All experiments were performed in triplicate and the results are expressed as the mean ± SD. One-way analysis of variance (ANOVA) and Tukey’s HSD Post Hoc test were performed to search for significant differences between regions. Afterward, the Welch test was applied as a robust test of equality of means. A Pearson’s correlation analysis was explored to establish possible correlation links between venom chemical composition and its biological activities, and to assess whether the regional factor produces any affects. Statistical analyses were conducted using computer-based statistical software (IBM, SPSS v. 20.0); a p-value ≤ of 0.05 was considered as statistically significant. A principal component analysis (PCA) was applied for the NIR spectra of bee venom. Four replicated spectra, for each sample, were collected and the analysis was performed in the entire region between 9000 and 3600 cm⁻¹. The first derivative of Savitzky–Golay was applied as a pre-process [35]. All spectral data analyses were performed using the Unscrambler^® X version: 10.5.46461.632 (CAMO Software AS, Oslo, Norway).

4. Conclusions

This work presented, for the first time, the characterization of Apis mellifera intermissa venom collected in different regions (northeast, center, and southern) of Morocco. Within the most abundant HBV compounds, melittin, PLA2, and apamin, only the enzyme PLA2 was observed at significant differences between regions. This pattern is clearly supported by the data provided by NIR spectroscopy. Particularly relevant is the higher content of melittin in Apis mellifera intermissa venom compared to other subspecies, indicative that the honey bee species is more significant for HBV peptide/enzyme composition than the geographical location. The heavy metals and micronutrients or trace elements were found in all samples, but remained in the range recommended by the guideline references for pharmaceutical raw materials. Nevertheless, the results made evident that special care should be taken when defining the HBV collection site.

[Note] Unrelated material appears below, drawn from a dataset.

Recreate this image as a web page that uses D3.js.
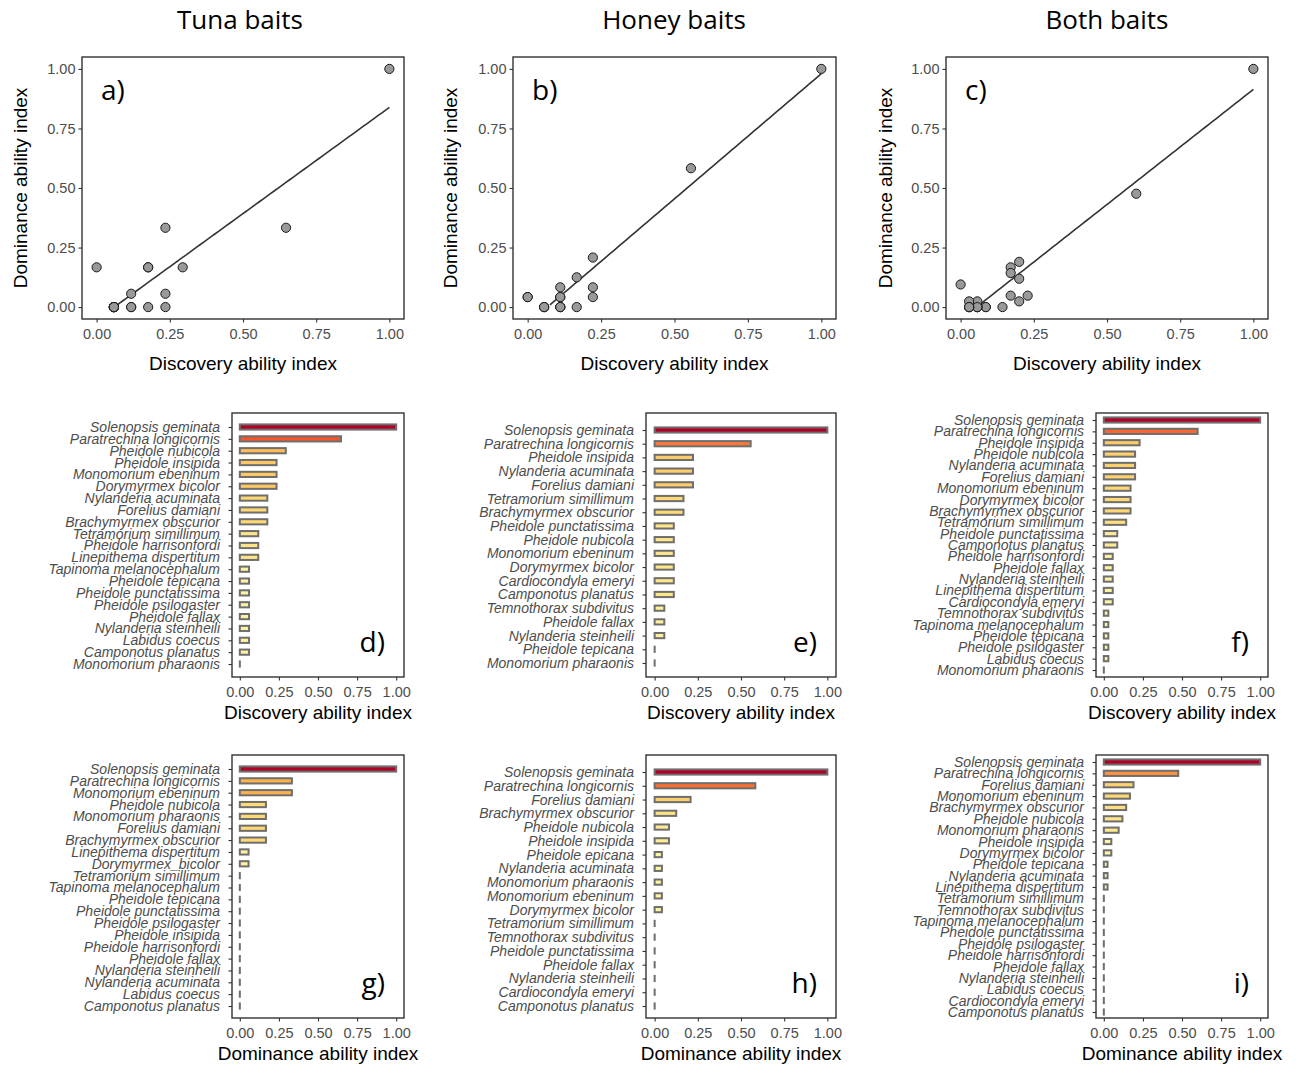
<!DOCTYPE html>
<html>
<head>
<meta charset="utf-8">
<script src="https://cdn.jsdelivr.net/npm/d3@7"></script>
<style>
  body { margin: 0; background: #fff; }
</style>
</head>
<body>
<svg id="chart" width="1299" height="1065"></svg>
<script>
// ---- data: species ranked by index, per bait type ----
const tunaDiscSpecies = ["Solenopsis geminata", "Paratrechina longicornis", "Pheidole nubicola", "Pheidole insipida",
  "Monomorium ebeninum", "Dorymyrmex bicolor", "Nylanderia acuminata", "Forelius damiani", "Brachymyrmex obscurior",
  "Tetramorium simillimum", "Pheidole harrisonfordi", "Linepithema dispertitum", "Tapinoma melanocephalum",
  "Pheidole tepicana", "Pheidole punctatissima", "Pheidole psilogaster", "Pheidole fallax", "Nylanderia steinheili",
  "Labidus coecus", "Camponotus planatus", "Monomorium pharaonis"];
const tunaDisc = [1, 0.647, 0.294, 0.235, 0.235, 0.235, 0.176, 0.176, 0.176, 0.118, 0.118, 0.118,
  0.059, 0.059, 0.059, 0.059, 0.059, 0.059, 0.059, 0.059, 0];

const tunaDomSpecies = ["Solenopsis geminata", "Paratrechina longicornis", "Monomorium ebeninum", "Pheidole nubicola",
  "Monomorium pharaonis", "Forelius damiani", "Brachymyrmex obscurior", "Linepithema dispertitum", "Dorymyrmex_bicolor",
  "Tetramorium simillimum", "Tapinoma melanocephalum", "Pheidole tepicana", "Pheidole punctatissima",
  "Pheidole psilogaster", "Pheidole insipida", "Pheidole harrisonfordi", "Pheidole fallax", "Nylanderia steinheili",
  "Nylanderia acuminata", "Labidus coecus", "Camponotus planatus"];
const tunaDom = [1, 0.333, 0.333, 0.167, 0.167, 0.167, 0.167, 0.056, 0.056,
  0, 0, 0, 0, 0, 0, 0, 0, 0, 0, 0, 0];

const honeyDiscSpecies = ["Solenopsis geminata", "Paratrechina longicornis", "Pheidole insipida", "Nylanderia acuminata",
  "Forelius damiani", "Tetramorium simillimum", "Brachymyrmex obscurior", "Pheidole punctatissima", "Pheidole nubicola",
  "Monomorium ebeninum", "Dorymyrmex bicolor", "Cardiocondyla emeryi", "Camponotus planatus", "Temnothorax subdivitus",
  "Pheidole fallax", "Nylanderia steinheili", "Pheidole tepicana", "Monomorium pharaonis"];
const honeyDisc = [1, 0.556, 0.222, 0.222, 0.222, 0.167, 0.167, 0.111, 0.111, 0.111, 0.111, 0.111, 0.111,
  0.056, 0.056, 0.056, 0, 0];

const honeyDomSpecies = ["Solenopsis geminata", "Paratrechina longicornis", "Forelius damiani", "Brachymyrmex obscurior",
  "Pheidole nubicola", "Pheidole insipida", "Pheidole epicana", "Nylanderia acuminata", "Monomorium pharaonis",
  "Monomorium ebeninum", "Dorymyrmex bicolor", "Tetramorium simillimum", "Temnothorax subdivitus",
  "Pheidole punctatissima", "Pheidole fallax", "Nylanderia steinheili", "Cardiocondyla emeryi", "Camponotus planatus"];
const honeyDom = [1, 0.583, 0.208, 0.125, 0.083, 0.083, 0.042, 0.042, 0.042, 0.042, 0.042,
  0, 0, 0, 0, 0, 0, 0];

const bothDiscSpecies = ["Solenopsis geminata", "Paratrechina longicornis", "Pheidole insipida", "Pheidole nubicola",
  "Nylanderia acuminata", "Forelius damiani", "Monomorium ebeninum", "Dorymyrmex bicolor", "Brachymyrmex obscurior",
  "Tetramorium simillimum", "Pheidole punctatissima", "Camponotus planatus", "Pheidole harrisonfordi", "Pheidole fallax",
  "Nylanderia steinheili", "Linepithema dispertitum", "Cardiocondyla emeryi", "Temnothorax subdivitus",
  "Tapinoma melanocephalum", "Pheidole tepicana", "Pheidole psilogaster", "Labidus coecus", "Monomorium pharaonis"];
const bothDisc = [1, 0.6, 0.229, 0.2, 0.2, 0.2, 0.171, 0.171, 0.171, 0.143, 0.086, 0.086,
  0.057, 0.057, 0.057, 0.057, 0.057, 0.029, 0.029, 0.029, 0.029, 0.029, 0];

const bothDomSpecies = ["Solenopsis geminata", "Paratrechina longicornis", "Forelius damiani", "Monomorium ebeninum",
  "Brachymyrmex obscurior", "Pheidole nubicola", "Monomorium pharaonis", "Pheidole insipida", "Dorymyrmex bicolor",
  "Pheidole tepicana", "Nylanderia acuminata", "Linepithema dispertitum", "Tetramorium simillimum",
  "Temnothorax subdivitus", "Tapinoma melanocephalum", "Pheidole punctatissima", "Pheidole psilogaster",
  "Pheidole harrisonfordi", "Pheidole fallax", "Nylanderia steinheili", "Labidus coecus", "Cardiocondyla emeryi",
  "Camponotus planatus"];
const bothDom = [1, 0.476, 0.190, 0.167, 0.143, 0.119, 0.095, 0.048, 0.048, 0.024, 0.024, 0.024,
  0, 0, 0, 0, 0, 0, 0, 0, 0, 0, 0];

const baitTitles = ["Tuna baits", "Honey baits", "Both baits"];
const panelLetters = [["a)", "d)", "g)"], ["b)", "e)", "h)"], ["c)", "f)", "i)"]];
const xTicks = [0, 0.25, 0.5, 0.75, 1];
const yTicks = [0, 0.25, 0.5, 0.75, 1];
const paletteColors = ["#ffffb2", "#fed976", "#feb24c", "#fd8d3c", "#fc4e2a", "#e31a1c", "#b10026"];
// label typo in source ("epicana") refers to the same species
const aliases = { "Pheidole epicana": "Pheidole tepicana" };

// ---- layout ----
const AXIS_FONT = "'Liberation Sans', Arial, sans-serif";
const TAG_FONT = "'Open Sans', 'DejaVu Sans', sans-serif";
const TEXT_GREY = "#4d4d4d";
const LINE = "#333333";

const columns = [
  { titleX: 240, sx: [82, 404], yTitleX: 20, bx: [232, 404], discRange: [427, 664], domRange: [769, 1006] },
  { titleX: 674, sx: [513, 836], yTitleX: 450, bx: [646, 836], discRange: [430, 663], domRange: [772, 1006] },
  { titleX: 1107, sx: [946, 1268], yTitleX: 885, bx: [1096, 1268], discRange: [420, 670], domRange: [762, 1012] }
];
const scatterY = [57, 319];
const discRowY = [413, 677];
const domRowY = [755, 1018];

const baitData = [
  { disc: [tunaDiscSpecies, tunaDisc], dom: [tunaDomSpecies, tunaDom] },
  { disc: [honeyDiscSpecies, honeyDisc], dom: [honeyDomSpecies, honeyDom] },
  { disc: [bothDiscSpecies, bothDisc], dom: [bothDomSpecies, bothDom] }
];

const fillScale = d3.scaleLinear()
  .domain(paletteColors.map((c, i) => i / (paletteColors.length - 1)))
  .range(paletteColors);

const svg = d3.select("#chart");
const fmt = d3.format(".2f");
const key = n => { const s = n.replace(/_/g, " "); return aliases[s] || s; };

function styleAxis(g, size) {
  g.select(".domain").remove();
  g.selectAll(".tick line").attr("stroke", LINE).attr("stroke-width", 1.1);
  g.selectAll(".tick text")
    .attr("fill", TEXT_GREY)
    .style("font-family", AXIS_FONT)
    .style("font-size", size + "px");
}

function frame(x0, x1, y0, y1) {
  svg.append("rect")
    .attr("x", x0).attr("y", y0)
    .attr("width", x1 - x0).attr("height", y1 - y0)
    .attr("fill", "none").attr("stroke", LINE).attr("stroke-width", 1.4);
}

function axisTitle(text, x, y, rotate) {
  svg.append("text")
    .attr("transform", `translate(${x},${y})` + (rotate ? " rotate(-90)" : ""))
    .attr("text-anchor", "middle")
    .attr("dy", "0.35em")
    .style("font-family", AXIS_FONT)
    .style("font-size", "19px")
    .attr("fill", "#000")
    .text(text);
}

function tag(text, x, y, anchor) {
  svg.append("text")
    .attr("x", x).attr("y", y)
    .attr("text-anchor", anchor)
    .style("font-family", TAG_FONT)
    .style("font-size", "28px")
    .attr("fill", "#000")
    .text(text);
}

function drawScatter(col, data, letter) {
  const x = d3.scaleLinear().domain([-0.05, 1.05]).range(col.sx);
  const y = d3.scaleLinear().domain([-0.05, 1.05]).range([scatterY[1], scatterY[0]]);
  const domByName = new Map(data.dom[0].map((n, i) => [key(n), data.dom[1][i]]));
  const pts = data.disc[0].map((n, i) => ({ x: data.disc[1][i], y: domByName.get(key(n)) }));

  // least-squares fit, evaluated over the data range and kept inside y limits
  const mx = d3.mean(pts, d => d.x), my = d3.mean(pts, d => d.y);
  const slope = d3.sum(pts, d => (d.x - mx) * (d.y - my)) / d3.sum(pts, d => (d.x - mx) ** 2);
  const icpt = my - slope * mx;
  const [lo, hi] = d3.extent(pts, d => d.x);
  const fit = d3.range(80).map(i => lo + (hi - lo) * i / 79)
    .map(v => ({ x: v, y: icpt + slope * v }))
    .filter(d => d.y >= 0 && d.y <= 1);

  svg.append("g").attr("transform", `translate(0,${scatterY[1]})`)
    .call(d3.axisBottom(x).tickValues(xTicks).tickFormat(fmt).tickSize(3.5).tickPadding(6))
    .call(g => styleAxis(g, 14.5));
  svg.append("g").attr("transform", `translate(${col.sx[0]},0)`)
    .call(d3.axisLeft(y).tickValues(yTicks).tickFormat(fmt).tickSize(3.5).tickPadding(3))
    .call(g => styleAxis(g, 14.5));

  svg.append("path")
    .datum(fit)
    .attr("fill", "none")
    .attr("stroke", "#333")
    .attr("stroke-width", 1.6)
    .attr("d", d3.line().x(d => x(d.x)).y(d => y(d.y)));

  svg.append("g").selectAll("circle")
    .data(pts)
    .join("circle")
      .attr("cx", d => x(d.x))
      .attr("cy", d => y(d.y))
      .attr("r", 4.6)
      .attr("fill", "#999999")
      .attr("stroke", "#1a1a1a")
      .attr("stroke-width", 1);

  frame(col.sx[0], col.sx[1], scatterY[0], scatterY[1]);
  axisTitle("Discovery ability index", (col.sx[0] + col.sx[1]) / 2, 363, false);
  axisTitle("Dominance ability index", col.yTitleX, (scatterY[0] + scatterY[1]) / 2, true);
  tag(letter, col.sx[0] + 19, scatterY[0] + 43, "start");
}

function drawBars(col, names, values, rowY, catRange, title, letter) {
  const x = d3.scaleLinear().domain([-0.05, 1.05]).range(col.bx);
  const y = d3.scalePoint().domain(names).range(catRange);
  const rows = names.map((n, i) => ({ name: n, value: values[i] }));

  svg.append("g").attr("transform", `translate(0,${rowY[1]})`)
    .call(d3.axisBottom(x).tickValues(xTicks).tickFormat(fmt).tickSize(3.5).tickPadding(6.5))
    .call(g => styleAxis(g, 14.5));
  svg.append("g").attr("transform", `translate(${col.bx[0]},0)`)
    .call(d3.axisLeft(y).tickSize(3.5).tickPadding(8.5))
    .call(g => styleAxis(g, 14))
    .call(g => g.selectAll(".tick text").style("font-style", "italic"));

  // zero-length bars still show their outline as a short vertical stroke
  svg.append("g").selectAll("rect")
    .data(rows)
    .join("rect")
      .attr("x", x(0))
      .attr("y", d => y(d.name) - 2.6)
      .attr("width", d => Math.max(x(d.value) - x(0), 0.01))
      .attr("height", 5.2)
      .attr("fill", d => fillScale(d.value))
      .attr("stroke", "#6e6e6e")
      .attr("stroke-width", 2);

  frame(col.bx[0], col.bx[1], rowY[0], rowY[1]);
  axisTitle(title, (col.bx[0] + col.bx[1]) / 2, rowY[1] + 35, false);
  tag(letter, col.bx[1] - 19, rowY[1] - 25, "end");
}

columns.forEach((col, i) => {
  svg.append("text")
    .attr("x", col.titleX).attr("y", 20)
    .attr("dy", "0.35em")
    .attr("text-anchor", "middle")
    .style("font-family", TAG_FONT)
    .style("font-size", "26px")
    .attr("fill", "#000")
    .text(baitTitles[i]);

  const data = baitData[i];
  drawScatter(col, data, panelLetters[i][0]);
  drawBars(col, data.disc[0], data.disc[1], discRowY, col.discRange, "Discovery ability index", panelLetters[i][1]);
  drawBars(col, data.dom[0], data.dom[1], domRowY, col.domRange, "Dominance ability index", panelLetters[i][2]);
});
</script>
</body>
</html>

All HBV samples displayed cytotoxic and anti-inflammatory activity. Still, samples from the northeastern region, with the highest concentration mean values in apamin and PLA2, manifested significant activities on MCF-7, MM127, and RAW264.7. The findings are consistent, to a large extent, with the known anti-inflammatory activity essential for apamin and partially for melittin, in addition to synergistic and complementary cytotoxic properties for melittin and PLA2. The high melittin content in all regions is also a good indicator of the potential of Apis mellifera intermissa venom as a natural antibacterial and antifungal source.

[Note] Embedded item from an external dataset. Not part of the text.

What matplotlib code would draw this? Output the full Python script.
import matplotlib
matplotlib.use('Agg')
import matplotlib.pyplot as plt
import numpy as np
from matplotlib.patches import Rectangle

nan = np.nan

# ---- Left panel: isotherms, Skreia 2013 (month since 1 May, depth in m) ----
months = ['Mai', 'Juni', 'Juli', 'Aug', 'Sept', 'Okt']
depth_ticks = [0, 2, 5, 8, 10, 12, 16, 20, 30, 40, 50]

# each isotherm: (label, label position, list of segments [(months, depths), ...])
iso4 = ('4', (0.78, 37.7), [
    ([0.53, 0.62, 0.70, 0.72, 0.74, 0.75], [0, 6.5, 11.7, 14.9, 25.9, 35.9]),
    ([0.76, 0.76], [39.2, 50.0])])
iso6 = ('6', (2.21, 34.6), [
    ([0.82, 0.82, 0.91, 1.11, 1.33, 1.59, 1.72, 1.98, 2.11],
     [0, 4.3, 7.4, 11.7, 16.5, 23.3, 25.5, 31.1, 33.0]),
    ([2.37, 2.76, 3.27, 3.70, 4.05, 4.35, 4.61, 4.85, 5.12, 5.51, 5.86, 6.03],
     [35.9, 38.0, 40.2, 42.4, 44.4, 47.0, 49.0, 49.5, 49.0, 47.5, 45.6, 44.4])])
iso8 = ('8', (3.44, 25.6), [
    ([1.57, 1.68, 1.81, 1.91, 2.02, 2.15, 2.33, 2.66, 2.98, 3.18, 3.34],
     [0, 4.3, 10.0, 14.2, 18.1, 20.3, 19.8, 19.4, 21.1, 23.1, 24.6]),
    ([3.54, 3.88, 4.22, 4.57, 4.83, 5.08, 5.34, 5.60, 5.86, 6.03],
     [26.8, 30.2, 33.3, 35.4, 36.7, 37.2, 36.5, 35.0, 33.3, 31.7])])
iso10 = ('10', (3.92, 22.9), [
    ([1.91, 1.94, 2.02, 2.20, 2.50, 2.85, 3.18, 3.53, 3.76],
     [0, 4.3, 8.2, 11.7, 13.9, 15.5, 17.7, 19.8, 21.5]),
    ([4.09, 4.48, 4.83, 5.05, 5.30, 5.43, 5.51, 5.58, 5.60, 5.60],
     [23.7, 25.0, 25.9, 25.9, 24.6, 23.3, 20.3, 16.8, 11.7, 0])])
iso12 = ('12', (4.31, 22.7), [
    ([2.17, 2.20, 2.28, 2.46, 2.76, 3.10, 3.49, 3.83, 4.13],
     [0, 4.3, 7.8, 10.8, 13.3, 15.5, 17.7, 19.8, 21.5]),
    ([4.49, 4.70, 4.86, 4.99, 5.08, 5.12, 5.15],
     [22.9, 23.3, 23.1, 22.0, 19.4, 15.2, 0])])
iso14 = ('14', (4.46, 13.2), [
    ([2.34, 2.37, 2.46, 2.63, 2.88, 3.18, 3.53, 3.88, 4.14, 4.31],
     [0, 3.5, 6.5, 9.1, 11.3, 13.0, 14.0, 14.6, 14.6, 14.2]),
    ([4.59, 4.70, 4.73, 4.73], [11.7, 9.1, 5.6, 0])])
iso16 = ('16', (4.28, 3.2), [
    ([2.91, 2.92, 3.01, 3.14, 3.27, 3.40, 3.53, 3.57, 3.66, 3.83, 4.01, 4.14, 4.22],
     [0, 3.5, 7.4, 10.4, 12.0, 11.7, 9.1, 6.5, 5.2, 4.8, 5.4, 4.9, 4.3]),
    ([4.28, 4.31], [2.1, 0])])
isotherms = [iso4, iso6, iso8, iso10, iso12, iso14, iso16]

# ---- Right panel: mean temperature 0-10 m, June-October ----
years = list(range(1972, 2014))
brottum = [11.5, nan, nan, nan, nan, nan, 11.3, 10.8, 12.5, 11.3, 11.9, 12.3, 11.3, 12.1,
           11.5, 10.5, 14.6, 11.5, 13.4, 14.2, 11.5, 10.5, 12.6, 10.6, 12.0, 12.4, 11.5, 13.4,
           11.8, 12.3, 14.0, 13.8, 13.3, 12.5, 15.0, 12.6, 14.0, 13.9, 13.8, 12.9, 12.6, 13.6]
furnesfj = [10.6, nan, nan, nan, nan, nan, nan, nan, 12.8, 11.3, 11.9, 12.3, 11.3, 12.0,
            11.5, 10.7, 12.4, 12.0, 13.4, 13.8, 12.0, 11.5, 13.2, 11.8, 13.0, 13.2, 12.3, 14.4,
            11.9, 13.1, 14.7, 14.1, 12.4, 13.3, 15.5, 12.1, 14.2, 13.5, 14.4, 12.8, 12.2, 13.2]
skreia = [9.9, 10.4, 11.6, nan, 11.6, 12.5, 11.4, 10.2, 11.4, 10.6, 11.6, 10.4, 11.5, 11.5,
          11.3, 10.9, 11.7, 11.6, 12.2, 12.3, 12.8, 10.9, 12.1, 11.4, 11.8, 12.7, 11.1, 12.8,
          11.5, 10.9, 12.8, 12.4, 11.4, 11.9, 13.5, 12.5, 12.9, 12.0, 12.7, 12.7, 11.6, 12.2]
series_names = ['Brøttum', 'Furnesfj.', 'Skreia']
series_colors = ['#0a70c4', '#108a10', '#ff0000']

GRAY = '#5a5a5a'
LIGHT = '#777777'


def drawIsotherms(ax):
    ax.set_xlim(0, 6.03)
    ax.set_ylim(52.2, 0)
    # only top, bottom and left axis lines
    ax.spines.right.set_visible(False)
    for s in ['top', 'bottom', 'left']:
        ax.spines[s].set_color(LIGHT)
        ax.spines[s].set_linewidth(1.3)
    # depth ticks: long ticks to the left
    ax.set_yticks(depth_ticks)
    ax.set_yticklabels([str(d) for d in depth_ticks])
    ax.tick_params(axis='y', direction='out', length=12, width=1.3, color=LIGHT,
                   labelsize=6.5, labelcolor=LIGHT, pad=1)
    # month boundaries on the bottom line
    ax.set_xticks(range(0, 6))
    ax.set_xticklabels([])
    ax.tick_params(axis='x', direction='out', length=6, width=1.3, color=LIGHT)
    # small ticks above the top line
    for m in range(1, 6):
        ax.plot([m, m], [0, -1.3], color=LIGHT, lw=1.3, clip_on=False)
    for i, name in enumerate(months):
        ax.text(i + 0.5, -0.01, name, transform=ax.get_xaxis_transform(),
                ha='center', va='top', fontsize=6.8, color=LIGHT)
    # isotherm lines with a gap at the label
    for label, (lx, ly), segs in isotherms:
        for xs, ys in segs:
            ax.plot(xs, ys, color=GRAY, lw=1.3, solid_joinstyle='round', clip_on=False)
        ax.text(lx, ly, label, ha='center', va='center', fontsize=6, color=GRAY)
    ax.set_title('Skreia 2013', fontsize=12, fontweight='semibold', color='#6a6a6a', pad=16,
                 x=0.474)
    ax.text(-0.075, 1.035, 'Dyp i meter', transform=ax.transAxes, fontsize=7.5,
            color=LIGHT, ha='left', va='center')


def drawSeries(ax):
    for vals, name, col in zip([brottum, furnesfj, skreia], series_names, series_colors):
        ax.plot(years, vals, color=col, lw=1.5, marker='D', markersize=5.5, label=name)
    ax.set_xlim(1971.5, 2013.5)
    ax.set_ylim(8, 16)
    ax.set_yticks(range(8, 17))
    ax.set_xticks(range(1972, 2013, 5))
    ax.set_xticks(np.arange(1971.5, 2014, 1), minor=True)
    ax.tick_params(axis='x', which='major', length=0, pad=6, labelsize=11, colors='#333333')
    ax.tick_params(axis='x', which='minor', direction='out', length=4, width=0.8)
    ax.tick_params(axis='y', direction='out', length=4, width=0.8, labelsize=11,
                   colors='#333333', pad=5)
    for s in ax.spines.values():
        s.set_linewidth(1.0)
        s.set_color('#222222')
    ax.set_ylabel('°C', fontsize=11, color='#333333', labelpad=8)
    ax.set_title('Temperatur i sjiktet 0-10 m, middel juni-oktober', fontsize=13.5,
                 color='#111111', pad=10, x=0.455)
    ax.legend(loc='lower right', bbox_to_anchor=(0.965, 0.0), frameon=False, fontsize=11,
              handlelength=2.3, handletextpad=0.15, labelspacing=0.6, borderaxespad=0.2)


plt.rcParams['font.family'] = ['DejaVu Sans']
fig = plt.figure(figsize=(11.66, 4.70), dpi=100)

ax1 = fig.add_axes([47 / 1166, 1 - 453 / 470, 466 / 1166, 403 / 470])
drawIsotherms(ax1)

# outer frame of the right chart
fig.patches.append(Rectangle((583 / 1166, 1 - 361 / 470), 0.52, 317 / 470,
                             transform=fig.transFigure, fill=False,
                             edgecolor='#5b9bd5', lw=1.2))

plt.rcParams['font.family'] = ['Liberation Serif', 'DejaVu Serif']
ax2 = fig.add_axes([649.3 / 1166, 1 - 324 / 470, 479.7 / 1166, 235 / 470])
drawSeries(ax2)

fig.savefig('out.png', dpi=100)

Many predictive in vitro toxicology assays, including cardiotoxicity, central nervous system toxicity, genetic toxicity, and nephrotoxicity, must be established and based on a tiered approach for data collection and interpretation. Some ambient conditions can be pollutant sources, affecting the product quality, including mine closeness, pesticides use, or the conduction of collecting processes that do not respect the good apicultural practices of bee-venom collection. In this context, it was shown that the main components, melittin, PLA2, and apamin, can be used as key elements in the standardization and the authentication of this product. Besides, NIR and AAS can be highly recommended as two reliable techniques for limit tests and the authentication of HBV as a pharmaceutical raw material.